WHAT YOU SHOULD DO:
Isolate every line in the data with the string "this" and copy it.
## start DATA EXTRACT
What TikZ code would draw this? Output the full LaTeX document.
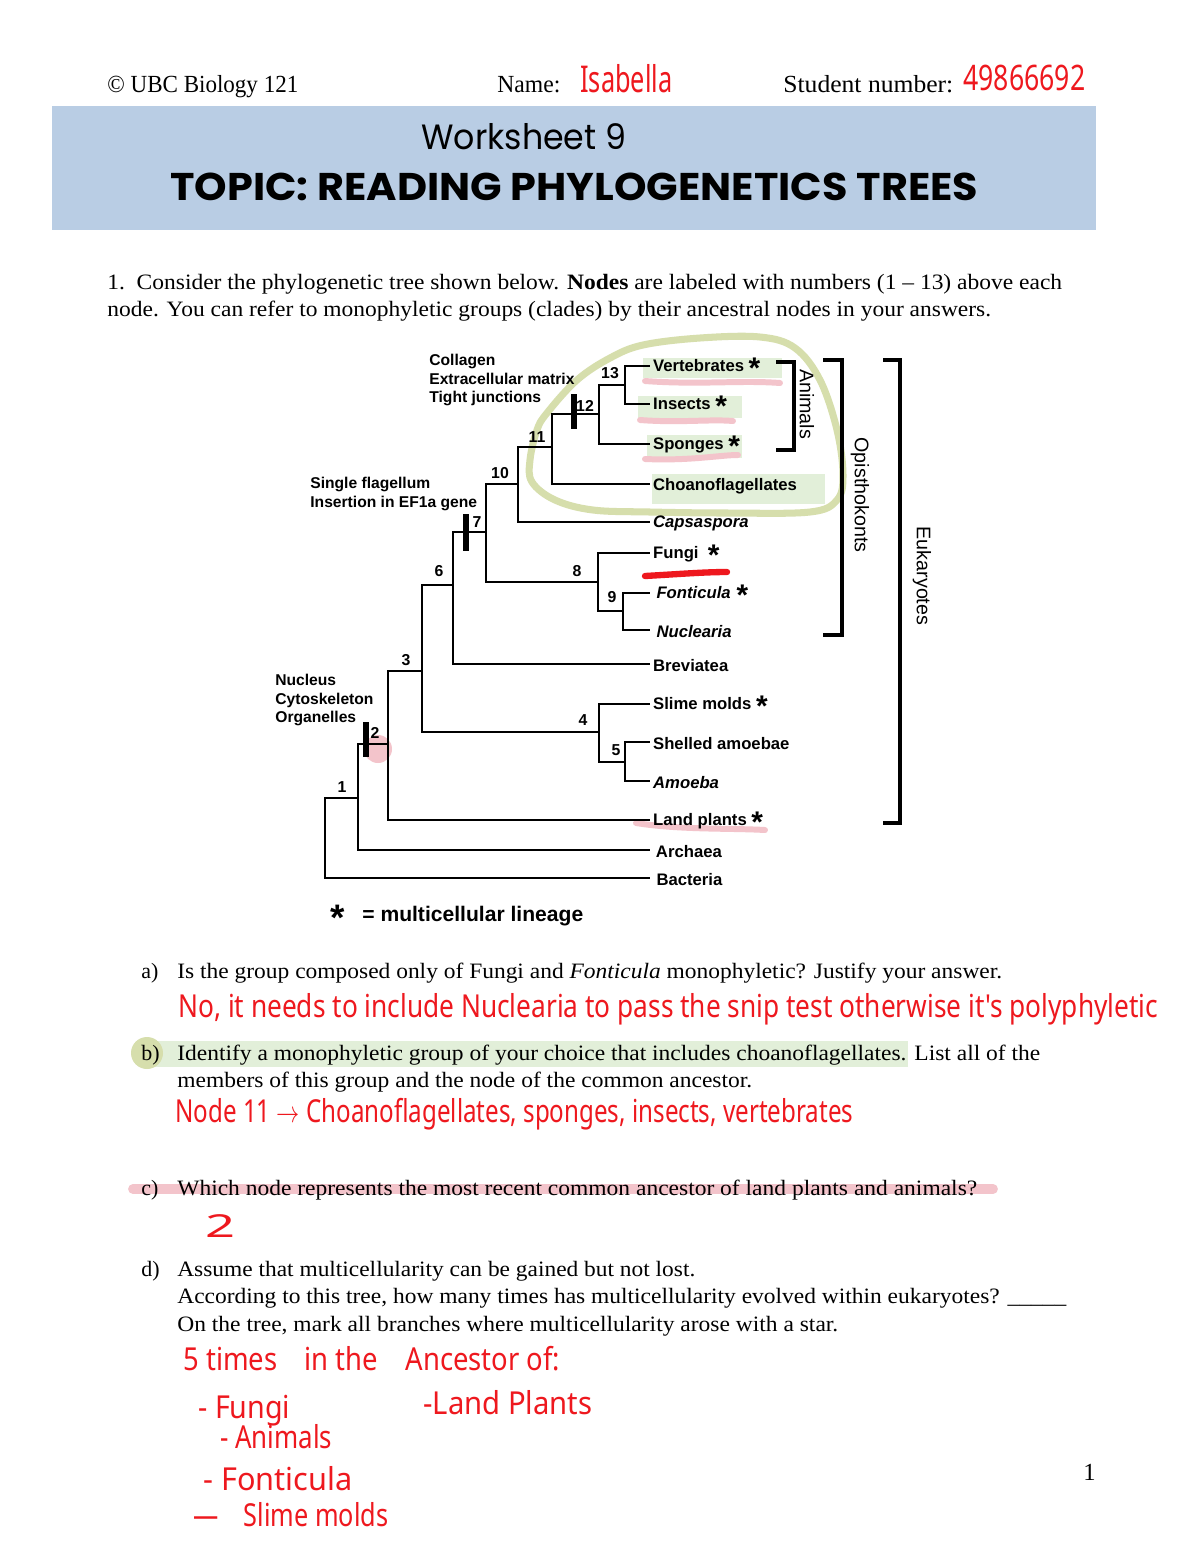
\documentclass[tikz,border=0pt]{standalone}
\usepackage{fontspec}
\setmainfont{Liberation Serif}
\setsansfont{Liberation Sans}
\newfontfamily\gothic{Poppins}
\newfontfamily\hand{Noto Sans}
\usetikzlibrary{positioning}

\definecolor{banner}{RGB}{185,205,228}
\definecolor{loopgreen}{RGB}{214,222,172}
\definecolor{hlgreen}{RGB}{226,239,217}
\definecolor{hlpink}{RGB}{243,196,203}
\definecolor{inkred}{RGB}{238,24,30}

\newcommand{\fitto}[2]{\resizebox{#1}{\height}{#2}}
\newcommand{\st}{\ \raisebox{-0.75ex}{\fontsize{17}{17}\selectfont *}}

\tikzset{
  branch/.style={line width=1pt},
  taxon/.style={anchor=west, inner xsep=1.6pt, inner ysep=0pt, yshift=-1pt,
    font=\sffamily\bfseries\fontsize{9.5}{11}\selectfont},
  nodenum/.style={inner sep=0pt, font=\sffamily\bfseries\fontsize{9}{10}\selectfont},
  trait/.style={anchor=west, align=left, inner sep=0pt,
    font=\sffamily\bfseries\fontsize{8.9}{10.8}\selectfont},
  clade/.style={line width=2.3pt},
  cladename/.style={rotate=-90, inner sep=0pt, font=\sffamily\fontsize{11.2}{12}\selectfont},
  body/.style={anchor=base west, inner sep=0pt, font=\fontsize{12.5}{15}\selectfont},
  ink/.style={anchor=base west, inner sep=0pt, text=inkred, font=\hand\fontsize{18}{20}\selectfont},
  marker/.style={line width=3.4pt, line cap=round, hlpink}
}

\begin{document}
\begin{tikzpicture}[x=0.02cm, y=-0.02cm]
\useasboundingbox (0,0) rectangle (1200,1553);
\fill[white] (0,0) rectangle (1200,1553);

% header
\node[anchor=base west, inner sep=0pt, font=\fontsize{14}{16}\selectfont] (course) at (107,92) {\fitto{3.82cm}{\copyright\ UBC Biology 121}};
\node[anchor=base west, inner sep=0pt, font=\fontsize{14}{16}\selectfont] (namelbl) at (497,92) {\fitto{1.26cm}{Name:}};
\node[ink, font=\hand\fontsize{21}{23}\selectfont] (name) at (580,92) {\fitto{1.84cm}{Isabella}};
\node[anchor=base west, inner sep=0pt, font=\fontsize{14}{16}\selectfont] (sidlbl) at (783,92) {\fitto{3.4cm}{Student number:}};
\node[ink, font=\hand\fontsize{20}{22}\selectfont] (sid) at (963,90) {\fitto{2.44cm}{49866692}};

\fill[banner] (52,106) rectangle (1096,230);
\node[anchor=base, inner sep=0pt, font=\gothic\fontsize{20}{24}\selectfont] (sheet) at (524,149) {\fitto{4.1cm}{Worksheet 9}};
\node[anchor=base west, inner sep=0pt, font=\gothic\bfseries\fontsize{22}{26}\selectfont] (topic) at (170,200) {\fitto{16.16cm}{TOPIC: READING PHYLOGENETICS TREES}};

\node[body] (q1a) at (107,289) {\fitto{19.1cm}{1.\enspace Consider the phylogenetic tree shown below. \textbf{Nodes} are labeled with numbers (1 -- 13) above each}};
\node[body] (q1b) at (107,316) {\fitto{17.68cm}{node. You can refer to monophyletic groups (clades) by their ancestral nodes in your answers.}};

% marks made on the tree
\draw[loopgreen, line width=4pt, line join=round] plot[smooth cycle, tension=0.6] coordinates {
  (530,460) (537,430) (547,413) (577,380) (610,358) (643,345) (700,338) (760,337)
  (795,348) (820,380) (837,430) (843,475) (837,500) (810,512) (727,513) (650,512)
  (593,510) (555,500) (532,482)};
\fill[hlgreen] (643,358) rectangle (782,378);
\fill[hlgreen] (638,396) rectangle (742,418);
\fill[hlgreen] (647,435) rectangle (742,458);
\fill[hlgreen] (652,474) rectangle (825,504);
\draw[marker] (645,381) .. controls (700,385) and (740,380) .. (780,383);
\draw[marker] (640,420) .. controls (680,423) and (710,419) .. (733,421);
\draw[marker] (645,459) .. controls (690,461) and (720,455) .. (738,455);
\draw[marker] (636,823) .. controls (680,830) and (730,828) .. (765,830);
\fill[hlpink] (378,749) circle (14);
\draw[inkred, line width=3.6pt, line cap=round] (645,576) .. controls (680,574) and (705,572) .. (727,572);

% tips
\node[taxon] (vert) at (650,366) {Vertebrates\st};
\node[taxon] (insect) at (650,404) {Insects\st};
\node[taxon] (spong) at (650,444) {Sponges\st};
\node[taxon] (choano) at (650,484) {Choanoflagellates};
\node[taxon] (caps) at (650,522) {\itshape Capsaspora};
\node[taxon] (fungi) at (650,553) {Fungi\ \st};
\node[taxon, inner xsep=3.5pt] (fonti) at (650,593) {\itshape Fonticula\st};
\node[taxon, inner xsep=3.5pt] (nucl) at (650,630) {\itshape Nuclearia};
\node[taxon] (brev) at (650,664) {Breviatea};
\node[taxon] (slime) at (650,704) {Slime molds\st};
\node[taxon] (shell) at (650,742) {Shelled amoebae};
\node[taxon] (amoeba) at (650,781) {\itshape Amoeba};
\node[taxon] (land) at (650,820) {Land plants\st};
\node[taxon, inner xsep=3.2pt] (arch) at (650,850) {Archaea};
\node[taxon, inner xsep=3.5pt] (bact) at (650,878) {Bacteria};

% internal nodes
\coordinate (root) at (325,838);
\coordinate (n1) at (358,798);
\coordinate (n2) at (388,744);
\coordinate (n3) at (422,671);
\coordinate (n4) at (599,732);
\coordinate (n5) at (625,762);
\coordinate (n6) at (453,585);
\coordinate (n7) at (486,532);
\coordinate (n8) at (598,582);
\coordinate (n9) at (623,611);
\coordinate (n10) at (518,484);
\coordinate (n11) at (552,447);
\coordinate (n12) at (599,414);
\coordinate (n13) at (625,385);

\draw[branch] (root) |- (n1) (root) |- ([yshift=1pt]bact.west)
  (n1) |- (n2) (n1) |- ([yshift=1pt]arch.west)
  (n2) |- (n3) (n2) |- ([yshift=1pt]land.west)
  (n3) |- (n6) (n3) |- (n4)
  (n6) |- (n7) (n6) |- ([yshift=1pt]brev.west)
  (n7) |- (n10) (n7) |- (n8)
  (n10) |- (n11) (n10) |- ([yshift=1pt]caps.west)
  (n11) |- (n12) (n11) |- ([yshift=1pt]choano.west)
  (n12) |- (n13) (n12) |- ([yshift=1pt]spong.west)
  (n13) |- ([yshift=1pt]vert.west) (n13) |- ([yshift=1pt]insect.west)
  (n8) |- ([yshift=1pt]fungi.west) (n8) |- (n9)
  (n9) |- ([yshift=1pt]fonti.west) (n9) |- ([yshift=1pt]nucl.west)
  (n4) |- ([yshift=1pt]slime.west) (n4) |- (n5)
  (n5) |- ([yshift=1pt]shell.west) (n5) |- ([yshift=1pt]amoeba.west);

\node[nodenum] (l1) at (342,787) {1};
\node[nodenum] (l2) at (375,733) {2};
\node[nodenum] (l3) at (406,660) {3};
\node[nodenum] (l4) at (583,720) {4};
\node[nodenum] (l5) at (616,750) {5};
\node[nodenum] (l6) at (439,571) {6};
\node[nodenum] (l7) at (477,522) {7};
\node[nodenum] (l8) at (577,571) {8};
\node[nodenum] (l9) at (612,597) {9};
\node[nodenum] (l10) at (500,473) {10};
\node[nodenum] (l11) at (537,437) {11};
\node[nodenum] (l12) at (585,406) {12};
\node[nodenum] (l13) at (610,373) {13};

% traits
\fill (571,394) rectangle (577,429);
\fill (463,514) rectangle (469,551);
\fill (363,722) rectangle (369,757);
\node[trait] (animaltraits) at (429,380) {Collagen\\Extracellular matrix\\Tight junctions};
\node[trait] (flagtraits) at (310,494) {Single flagellum\\Insertion in EF1a gene};
\node[trait] (eukatraits) at (275,700) {Nucleus\\Cytoskeleton\\Organelles};

% clades
\draw[clade] (776,362) -| (794,450) -- (776,450);
\draw[clade] (823,360) -| (842,635) -- (823,635);
\draw[clade] (883,360) -| (900,823) -- (883,823);
\node[cladename] (animals) at (807,404) {Animals};
\node[cladename] (opis) at (860,495) {Opisthokonts};
\node[cladename] (euk) at (922,576) {Eukaryotes};

\node[inner sep=0pt, font=\sffamily\bfseries\fontsize{21}{21}\selectfont] (legstar) at (338,918) {*};
\node[anchor=west, inner sep=0pt, font=\sffamily\bfseries\fontsize{12}{14}\selectfont] (legend) at (362,916) {= multicellular lineage};

% questions
\node[body] (qalbl) at (141,978) {a)};
\node[body] (qa) at (177,978) {\fitto{16.5cm}{Is the group composed only of Fungi and \textit{Fonticula} monophyletic? Justify your answer.}};
\node[ink] (ansa) at (178,1017) {\fitto{19.6cm}{No, it needs to include Nuclearia to pass the snip test otherwise it's polyphyletic}};

\fill[hlgreen] (140,1041) rectangle (908,1067);
\fill[loopgreen] (147,1053) circle (16);
\node[body] (qblbl) at (141,1060) {b)};
\node[body] (qb) at (177,1060) {\fitto{17.26cm}{Identify a monophyletic group of your choice that includes choanoflagellates. List all of the}};
\node[body] (qb2) at (177,1087) {\fitto{11.5cm}{members of this group and the node of the common ancestor.}};
\node[ink] (ansb) at (175,1122) {\fitto{13.56cm}{Node 11 $\rightarrow$ Choanoflagellates, sponges, insects, vertebrates}};

\draw[hlpink, line width=5.6pt, line cap=round] (133,1189) -- (993,1189);
\node[body] (qclbl) at (141,1195) {c)};
\node[body] (qc) at (177,1195) {\fitto{16cm}{Which node represents the most recent common ancestor of land plants and animals?}};
\node[ink] (ansc) at (205,1237) {\fitto{0.6cm}{2}};

\node[body] (qdlbl) at (141,1276) {d)};
\node[body] (qd) at (177,1276) {\fitto{10.36cm}{Assume that multicellularity can be gained but not lost.}};
\node[body] (qd2) at (177,1303) {\fitto{17.78cm}{According to this tree, how many times has multicellularity evolved within eukaryotes? \_\_\_\_\_}};
\node[body] (qd3) at (177,1331) {\fitto{13.22cm}{On the tree, mark all branches where multicellularity arose with a star.}};

\node[ink] (ansd) at (183,1370) {\fitto{7.54cm}{5 times\quad in the\quad Ancestor of:}};
\node[ink] (ansfungi) at (198,1418) {\fitto{1.84cm}{- Fungi}};
\node[ink] (ansland) at (423,1414) {\fitto{3.38cm}{-Land Plants}};
\node[ink] (ansanim) at (220,1448) {\fitto{2.24cm}{- Animals}};
\node[ink] (ansfont) at (203,1490) {\fitto{2.98cm}{- Fonticula}};
\node[ink] (ansslime) at (193,1526) {\fitto{3.9cm}{—\quad Slime molds}};

\node[anchor=base west, inner sep=0pt, font=\fontsize{14}{16}\selectfont] (pagenum) at (1083,1480) {1};
\end{tikzpicture}
\end{document}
## end DATA EXTRACT
CORRECT RESULT:
What TikZ code would draw this? Output the full LaTeX document.
\node[body] (qb2) at (177,1087) {\fitto{11.5cm}{members of this group and the node of the common ancestor.}};
\node[body] (qd2) at (177,1303) {\fitto{17.78cm}{According to this tree, how many times has multicellularity evolved within eukaryotes? \_\_\_\_\_}};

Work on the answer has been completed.